For the context of what I was talking about, here's the NDT clip I mentioned:
http://youtu.be/oEl9kVl6KPc?t=3m59s
The counter arguments are that a system completely separating speech/breathing from eating would be ideal to such a degree as to warrant the excess hardware and all the complications that might come along with this.
Nobody said its ideal. We're talking about an Intelligent Designer, it just has to make more sense from an intelligent perspective, as opposed to the old blind RM+NS way.
Here's my last post in that other thread that awaits reply:
quote:
We eat through the same hole we speak out of. Without changing that, there isn't any way to get the lungs to supply the speaking apparatuses with air unless we cross tubes somewhere.
Dolphins!. They talk out of their noses. And fairly well.
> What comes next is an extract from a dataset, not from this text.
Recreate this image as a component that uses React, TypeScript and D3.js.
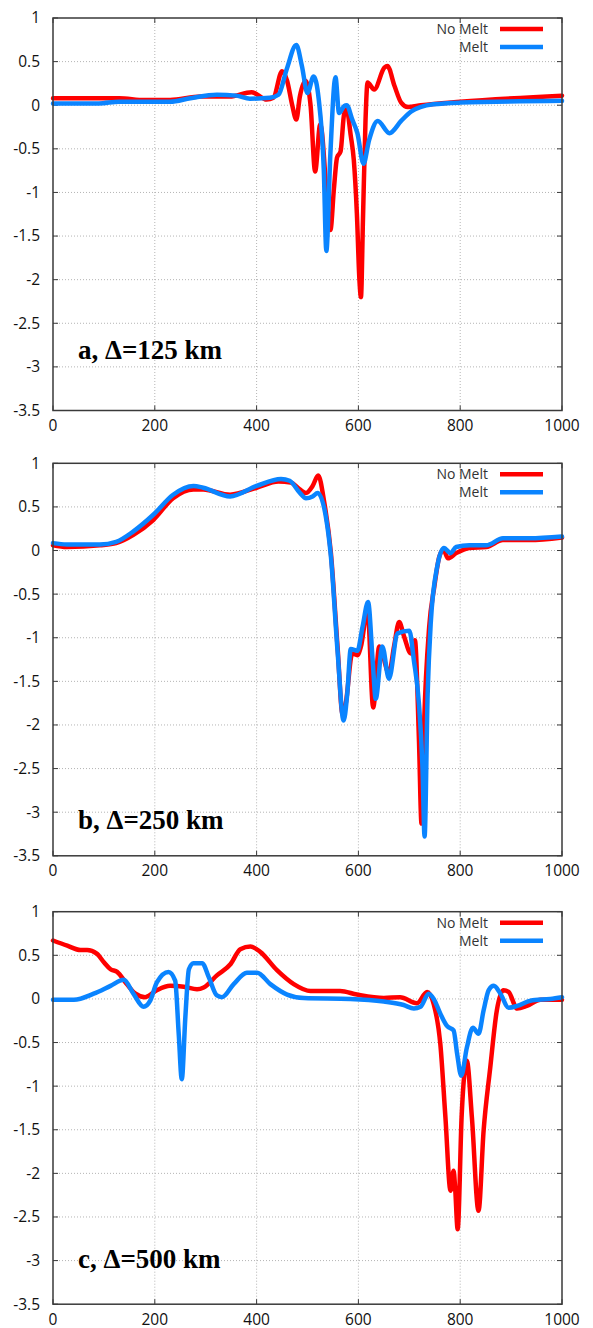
import { scaleLinear, line as d3line, curveMonotoneX } from "d3";

type Pt = [number, number];

// x (km) , value
const aNoMelt: Pt[] = [
  [0, 0.08], [60, 0.08], [130, 0.08], [180, 0.06], [230, 0.06], [290, 0.1], [347, 0.1], [390, 0.15],
  [420, 0.065], [433, 0.085], [450, 0.39], [460, 0.28], [470, 0.0], [478, -0.165], [485, 0.1], [496, 0.28],
  [506, 0.0], [515, -0.76], [525, -0.22], [545, -1.43], [552, -0.95], [558, -0.6], [565, -0.53],
  [572, -0.1], [577, -0.05], [585, -0.35], [591, -0.63], [597, -1.24], [602, -2.0], [605, -2.2],
  [609, -1.3], [614, -0.17], [618, 0.26], [631, 0.18], [651, 0.43], [657, 0.45], [671, 0.22],
  [684, 0.03], [697, -0.02], [723, 0.0], [800, 0.04], [1000, 0.11],
];
const aMelt: Pt[] = [
  [0, 0.02], [90, 0.02], [130, 0.04], [230, 0.04], [270, 0.08], [322, 0.12], [360, 0.11], [387, 0.075],
  [426, 0.085], [443, 0.12], [459, 0.41], [478, 0.69], [489, 0.45], [500, 0.14], [512, 0.33], [522, 0.07],
  [532, -0.74], [537, -1.67], [545, -0.55], [555, 0.32], [562, -0.09], [572, -0.01], [577, 0.0],
  [588, -0.165], [598, -0.32], [610, -0.67], [621, -0.4], [638, -0.18], [661, -0.32], [684, -0.18],
  [704, -0.07], [723, -0.02], [747, 0.01], [800, 0.03], [1000, 0.05],
];

const bNoMelt: Pt[] = [
  [0, 0.06], [27, 0.04], [92, 0.06], [124, 0.085], [158, 0.18], [197, 0.35], [236, 0.6], [276, 0.7],
  [295, 0.7], [348, 0.64], [400, 0.72], [443, 0.79], [467, 0.78], [485, 0.7], [497, 0.66], [510, 0.74],
  [521, 0.86], [533, 0.55], [546, -0.03], [559, -1.1], [569, -1.88], [575, -1.76], [588, -1.18],
  [598, -1.2], [605, -1.1], [618, -0.68], [629, -1.8], [641, -1.1], [647, -1.18], [660, -1.41],
  [670, -1.1], [680, -0.82], [690, -0.99], [703, -1.18], [711, -1.03], [719, -2.18], [724, -3.13],
  [729, -2.0], [739, -0.88], [749, -0.42], [759, -0.07], [767, 0.01], [776, -0.09], [792, -0.03],
  [818, 0.03], [851, 0.04], [884, 0.12], [936, 0.12], [1000, 0.15],
];
const bMelt: Pt[] = [
  [0, 0.085], [27, 0.07], [92, 0.07], [124, 0.1], [158, 0.22], [197, 0.41], [236, 0.64], [276, 0.74],
  [295, 0.72], [348, 0.62], [400, 0.74], [448, 0.82], [465, 0.8], [485, 0.66], [497, 0.6], [510, 0.62],
  [520, 0.66], [536, 0.39], [546, -0.07], [559, -1.15], [571, -1.95], [578, -1.65], [585, -1.13],
  [598, -1.15], [608, -0.88], [619, -0.59], [628, -1.26], [634, -1.7], [647, -1.1], [660, -1.47],
  [677, -0.95], [700, -0.92], [709, -1.26], [719, -1.76], [726, -2.5], [730, -3.28], [736, -1.65],
  [742, -0.84], [755, -0.18], [768, 0.03], [781, -0.03], [792, 0.04], [818, 0.06], [851, 0.06],
  [884, 0.14], [936, 0.14], [1000, 0.16],
];

const cNoMelt: Pt[] = [
  [0, 0.67], [28, 0.61], [54, 0.56], [67, 0.56], [86, 0.52], [100, 0.42], [113, 0.34], [126, 0.31],
  [145, 0.17], [162, 0.06], [181, 0.02], [204, 0.1], [230, 0.15], [257, 0.14], [283, 0.11], [296, 0.13],
  [322, 0.27], [349, 0.4], [368, 0.57], [388, 0.6], [407, 0.54], [440, 0.33], [473, 0.17], [506, 0.09],
  [564, 0.09], [597, 0.05], [650, 0.01], [682, 0.02], [715, -0.05], [735, 0.08], [748, -0.06],
  [761, -0.52], [771, -1.36], [781, -2.2], [787, -1.97], [790, -2.16], [795, -2.64], [803, -1.32],
  [813, -0.71], [823, -1.36], [836, -2.43], [846, -1.51], [859, -0.79], [872, -0.13], [885, 0.1],
  [895, 0.08], [912, -0.11], [931, -0.08], [958, -0.01], [1000, -0.01],
];
const cMelt: Pt[] = [
  [0, -0.01], [41, -0.01], [80, 0.06], [113, 0.15], [139, 0.22], [158, 0.06], [178, -0.09], [191, -0.02],
  [204, 0.19], [227, 0.31], [240, 0.21], [247, -0.4], [253, -0.92], [260, -0.21], [267, 0.34], [276, 0.41],
  [293, 0.41], [306, 0.25], [322, 0.04], [332, 0.02], [355, 0.17], [381, 0.3], [401, 0.3], [427, 0.17],
  [460, 0.05], [493, 0.01], [584, 0.0], [650, -0.03], [689, -0.07], [709, -0.11], [722, -0.09],
  [738, 0.06], [748, 0.0], [761, -0.17], [774, -0.31], [787, -0.36], [794, -0.63], [802, -0.88],
  [813, -0.56], [825, -0.33], [836, -0.4], [846, -0.13], [856, 0.1], [866, 0.15], [879, 0.06],
  [895, -0.1], [912, -0.08], [938, -0.02], [977, 0.0], [1000, 0.02],
];

const xTicks = [0, 200, 400, 600, 800, 1000];
const yTicks = [1, 0.5, 0, -0.5, -1, -1.5, -2, -2.5, -3, -3.5];
const seriesNames = ["No Melt", "Melt"];
const panelLabels = ["a, Δ=125 km", "b, Δ=250 km", "c, Δ=500 km"];

const W = 593;
const H = 1328;
const LEFT = 53;
const RIGHT = 562;
const PANEL_H = 392.5;
const TOPS = [18, 463.3, 911.7];
const LABEL_Y = [350, 820, 1259];
const RED = "#ff0000";
const BLUE = "#0a84ff";
const AXIS = "#3a3a3a";
const FONT = "'Open Sans', 'DejaVu Sans', sans-serif";

function Panel({ top, noMelt, melt, label, labelY }: { top: number; noMelt: Pt[]; melt: Pt[]; label: string; labelY: number }) {
  const x = scaleLinear().domain([0, 1000]).range([LEFT, RIGHT]);
  const y = scaleLinear().domain([-3.5, 1]).range([top + PANEL_H, top]);
  const gen = d3line<Pt>()
    .x((d) => x(d[0]))
    .y((d) => y(d[1]))
    .curve(curveMonotoneX);
  const bottom = top + PANEL_H;

  return (
    <g>
      {/* grid */}
      {xTicks.slice(1, -1).map((t) => (
        <line key={"gx" + t} x1={x(t)} x2={x(t)} y1={top} y2={bottom} stroke="#b4b4b4" strokeWidth={1} strokeDasharray="1,2" />
      ))}
      {yTicks.slice(1, -1).map((t) => (
        <line key={"gy" + t} x1={LEFT} x2={RIGHT} y1={y(t)} y2={y(t)} stroke="#b4b4b4" strokeWidth={1} strokeDasharray="1,2" />
      ))}

      {/* tick marks, mirrored */}
      {xTicks.map((t) => (
        <g key={"tx" + t}>
          <line x1={x(t)} x2={x(t)} y1={bottom} y2={bottom - 5} stroke={AXIS} strokeWidth={1} />
          <line x1={x(t)} x2={x(t)} y1={top} y2={top + 5} stroke={AXIS} strokeWidth={1} />
          <text x={x(t)} y={bottom + 15} dy="0.35em" textAnchor="middle" fontSize={15.5} fill="#111" fontFamily={FONT}>
            {t}
          </text>
        </g>
      ))}
      {yTicks.map((t) => (
        <g key={"ty" + t}>
          <line x1={LEFT} x2={LEFT + 5} y1={y(t)} y2={y(t)} stroke={AXIS} strokeWidth={1} />
          <line x1={RIGHT} x2={RIGHT - 5} y1={y(t)} y2={y(t)} stroke={AXIS} strokeWidth={1} />
          <text x={40} y={y(t)} dy="0.35em" textAnchor="end" fontSize={15.5} fill="#111" fontFamily={FONT}>
            {String(t)}
          </text>
        </g>
      ))}

      {/* series */}
      <path d={gen(noMelt) ?? ""} fill="none" stroke={RED} strokeWidth={4.5} strokeLinejoin="round" strokeLinecap="round" />
      <path d={gen(melt) ?? ""} fill="none" stroke={BLUE} strokeWidth={4.5} strokeLinejoin="round" strokeLinecap="round" />

      {/* frame */}
      <rect x={LEFT} y={top} width={RIGHT - LEFT} height={PANEL_H} fill="none" stroke={AXIS} strokeWidth={1.5} />

      {/* legend */}
      {seriesNames.map((name, i) => (
        <g key={name}>
          <text x={488} y={top + 11 + i * 18} dy="0.35em" textAnchor="end" fontSize={14} fill="#333" fontFamily={FONT}>
            {name}
          </text>
          <line x1={500} x2={543} y1={top + 11 + i * 18} y2={top + 11 + i * 18} stroke={i === 0 ? RED : BLUE} strokeWidth={4.5} />
        </g>
      ))}

      <text x={78} y={labelY} dy="0.35em" fontSize={27} fontWeight="bold" fontFamily="'Liberation Serif', 'Times New Roman', serif" fill="#000">
        {label}
      </text>
    </g>
  );
}

export default function App() {
  const data: [Pt[], Pt[]][] = [
    [aNoMelt, aMelt],
    [bNoMelt, bMelt],
    [cNoMelt, cMelt],
  ];
  return (
    <div style={{ position: "absolute", left: 0, top: 0, width: W, height: H, background: "#fff" }}>
      <svg width={W} height={H} viewBox={`0 0 ${W} ${H}`} style={{ display: "block" }}>
        <rect width={W} height={H} fill="#fff" />
        {TOPS.map((top, i) => (
          <Panel key={i} top={top} noMelt={data[i][0]} melt={data[i][1]} label={panelLabels[i]} labelY={LABEL_Y[i]} />
        ))}
      </svg>
    </div>
  );
}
Throw some kind of tongue-thingy in there and viola.
Here's a fairly interesting article that says:
quote:
its pitch is not defined by the size of its nasal air cavities, and hence that it is not whistling," Madsen said. "Rather, it makes sound by making connective tissue in the nose vibrate at the frequency it wishes to produce by adjusting the muscular tension and air flow over the tissue."
"That is the same way that we humans make sound with our vocal cords to speak," he added.
It was just a general point that it is rather common for creatures to have separate breathing and eating tubes.
Are you talking about mammals? Because its totally irrelevant that frogs breath through their skin, or bugs through their legs, or whatever the hell it is you're talking about.
The only mammals that I can think of right now that have that is the cetaceans. And they all can talk pretty good from an animal perspective. The dolphins are just the poster child for cetaceans and that's why they were used. If your response is that other creatures, that aren't even mammals, can breath through a non-eating tube, then you've horribly missed the point, which is what I suspect is the case given you're avoidance of clarifying.
The point is that having separate eating and breathing tubes is not that difficult, especially for an Intelligent Designer. Dolphins are a great example of the idea working. They're mammals, so they're already not that different from us, and they are also pretty smart.
You bring up audible communication as an issue, but dolphins have a good ability at that, as well.